Das Thema liegt uns besonders am Herzen. Die Teilnahme am Straßenverkehr erfordert unsere gesamte Aufmerksamkeit. Vermeidung einer Ablenkung durch moderne Kommunikation, ist ein zentraler Stellhebel, um schwere Unfälle zu reduzieren. Zunächst sind einmal klare Regeln für die Nutzung von Kommunikationsmitteln erforderlich, wo sie nicht schon vorhanden sind, denken wir an die sogenannten Smombies – also Smartphone-Zombies, die wir inzwischen an jeder Kreuzung antreffen. Sie sind gefährlich für einen selbst und andere, sodass das Thema Vorschriften für mehr Disziplin unabdingbar wird. Nach unserer Meinung sind hier vorsichtig geschätzt Potenziale in der Größenordnung 200 bis 300 weniger Verkehrstoten möglich. Das ist nach Meinung unserer Experten einer der größten Stellhebel zur Senkung der Zahl von Verkehrsunfallopfern.

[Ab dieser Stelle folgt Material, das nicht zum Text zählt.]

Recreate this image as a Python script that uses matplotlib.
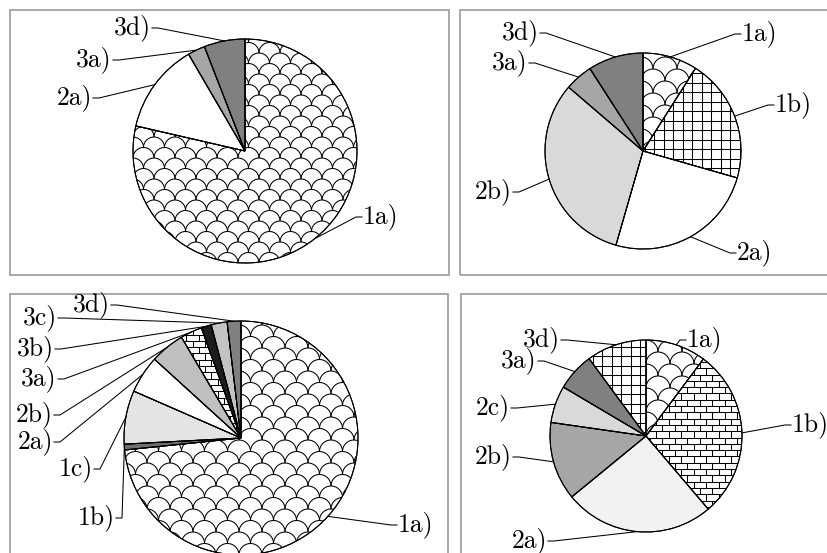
import numpy as np
import matplotlib.pyplot as plt
from matplotlib.patches import Wedge, Rectangle
from matplotlib.collections import LineCollection

plt.rcParams['font.family'] = ['cmr10', 'DejaVu Serif']

# shares (percent), clockwise from 12 o'clock
labels_a = ['1a)', '2a)', '3a)', '3d)']
shares_a = [78.6, 13.0, 2.5, 5.9]

labels_b = ['1a)', '1b)', '2a)', '2b)', '3a)', '3d)']
shares_b = [9.0, 20.4, 25.0, 31.8, 4.6, 9.1]

labels_c = ['1a)', '1b)', '1c)', '2a)', '2b)', '3a)', '3b)', '3c)', '3d)']
shares_c = [73.4, 0.8, 7.4, 5.2, 4.75, 3.0, 1.4, 2.2, 1.9]

labels_d = ['1a)', '1b)', '2a)', '2b)', '2c)', '3a)', '3d)']
shares_d = [10.2, 28.6, 25.3, 13.2, 6.25, 6.4, 10.1]

W, H = 828, 553


def Y(y):
    return H - y


# fills: a colour or the name of a drawn pattern
fills_a = ['scales', 'white', '#a6a6a6', '#808080']
fills_b = ['scales', 'grid', 'white', '#d9d9d9', '#a6a6a6', '#808080']
fills_c = ['scales', '#6e6e6e', '#e4e4e4', 'white', '#bfbfbf', 'bricks',
           '#1c1c1c', '#c4c4c4', '#808080']
fills_d = ['scales', 'bricks', '#f2f2f2', '#a6a6a6', '#d9d9d9', '#808080', 'grid']

# label anchor (x, y in image pixels) and which side the text sits on
pos_a = {'1a)': (362, 217, 'R'), '2a)': (93, 98, 'L'),
         '3a)': (113, 60, 'L'), '3d)': (152, 28, 'L')}
pos_b = {'1a)': (741, 34, 'R'), '1b)': (774, 105, 'R'), '2a)': (736, 253, 'R'),
         '2b)': (513, 192, 'L'), '3a)': (529, 63, 'L'), '3d)': (540, 33, 'L')}
pos_c = {'1a)': (397, 525, 'R'), '1b)': (116, 518, 'L'), '1c)': (94, 469, 'L'),
         '2a)': (54, 442, 'L'), '2b)': (54, 415, 'L'), '3a)': (58, 379, 'L'),
         '3b)': (55, 349, 'L'), '3c)': (58, 318, 'L'), '3d)': (111, 305, 'L')}
pos_d = {'1a)': (686, 340, 'R'), '1b)': (791, 425, 'R'), '2a)': (548, 541, 'L'),
         '2b)': (513, 457, 'L'), '2c)': (511, 408, 'L'), '3a)': (538, 361, 'L'),
         '3d)': (561, 340, 'L')}

fig = plt.figure(figsize=(8.28, 5.53), dpi=100)
ax = fig.add_axes([0, 0, 1, 1])


def add_pattern(w, kind, R):
    cx, cy = w.center
    r = w.r
    segs = []
    if kind == 'scales':
        t = np.linspace(0, np.pi, 24)
        n = int(2 * r / R) + 4
        for i in range(n):
            y0 = cy - r - R + i * R
            off = (i % 2) * R
            for x0 in np.arange(cx - r - 2 * R + off, cx + r + 2 * R, 2 * R):
                segs.append(np.column_stack([x0 + R * np.cos(t), y0 + R * np.sin(t)]))
    elif kind == 'grid':
        s = 9.5
        for v in np.arange(cx - r - s / 2, cx + r + s, s):
            segs.append([(v, cy - r), (v, cy + r)])
        for v in np.arange(cy - r - s / 2, cy + r + s, s):
            segs.append([(cx - r, v), (cx + r, v)])
    elif kind == 'bricks':
        bh, bw = 6.3, 12.5
        rows = np.arange(cy - r, cy + r + bh, bh)
        for k, v in enumerate(rows):
            segs.append([(cx - r, v), (cx + r, v)])
            off = (k % 2) * bw / 2
            for u in np.arange(cx - r - bw + off, cx + r + bw, bw):
                segs.append([(u, v), (u, v + bh)])
    lc = LineCollection(segs, colors='k', linewidths=0.75, zorder=2)
    ax.add_collection(lc)
    lc.set_clip_path(w)


def draw_panel(labels, shares, fills, pos, center, r, R):
    c = (center[0], Y(center[1]))
    faces = [f if f.startswith('#') or f == 'white' else 'white' for f in fills]
    wedges, _ = ax.pie(shares, colors=faces, startangle=90, counterclock=False,
                       center=c, radius=r, frame=True,
                       wedgeprops=dict(edgecolor='k', linewidth=0.75))
    for w, f, lab in zip(wedges, fills, labels):
        if f in ('scales', 'grid', 'bricks'):
            add_pattern(w, f, R)
        ax.add_patch(Wedge(w.center, w.r, w.theta1, w.theta2, fill=False,
                           edgecolor='k', linewidth=0.75, zorder=3))
        m = np.deg2rad((w.theta1 + w.theta2) / 2)
        ex, ey = c[0] + r * np.cos(m), c[1] + r * np.sin(m)
        tx, ty, side = pos[lab]
        d = 6 if side == 'L' else -6
        ax.plot([tx, tx + d, ex], [Y(ty), Y(ty), ey], color='k', lw=0.75, zorder=4)
        ax.text(tx - 1 if side == 'L' else tx + 1, Y(ty), lab,
                ha='right' if side == 'L' else 'left', va='center',
                fontsize=18.5, zorder=5)


draw_panel(labels_a, shares_a, fills_a, pos_a, (245, 151), 112, 10.5)
draw_panel(labels_b, shares_b, fills_b, pos_b, (643, 151), 98, 12)
draw_panel(labels_c, shares_c, fills_c, pos_c, (241, 438), 117, 11.5)
draw_panel(labels_d, shares_d, fills_d, pos_d, (646, 436), 96, 12)

# panel frames
for x0, y0, x1, y1 in [(10, 10, 449, 275), (460, 10, 840, 275),
                       (10, 294, 448, 570), (461, 294, 840, 570)]:
    ax.add_patch(Rectangle((x0, Y(y1)), x1 - x0, y1 - y0, fill=False,
                           edgecolor='#9a9a9a', linewidth=1.2, zorder=0))

ax.set_xlim(0, W)
ax.set_ylim(0, H)
ax.set_aspect('equal', adjustable='box')
ax.axis('off')

fig.savefig('out.png', dpi=100)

Was können wir demnach realistisch bis 2020 noch erreichen? 

Auch wenn Expertenschätzungen immer mit einem großen Risiko verbunden sind: Wenn es gelänge, über diese, von uns priorisierten Stellhebel die aufgezeigten Verbesserungen zu erzielen, könnte man 800 bis 1200  Verkehrstote im Jahr 2020 vermeiden. Doch leider gibt es neben den Potenzialen zur Verringerung, die wir abgeschätzt haben, auch noch Risikopotenziale. Diese werden den besprochenen Potenzialen entgegenwirken, beispielsweise weiter steigende Verkehrsleistung, steigende Zahl älterer Verkehrsteilnehmer und damit verbunden eine höhere Verletzlichkeit der Teilnehmer, zunehmender Zeitdruck und Stress im Alltag, mangelnde Verkehrsdisziplin, nicht kalkulierbare Wettereinflüsse. Diese können und werden vermutlich die angestrebte Entwicklung überlagern. Wie groß diese Risiken sind, haben wir im Expertenteam noch nicht abgeschätzt. Um dennoch auf ein akzeptables Niveau in 2020 zu kommen, muss uns allen klar sein, dass keiner der beschriebenen Stellhebel ausgelassen werden darf.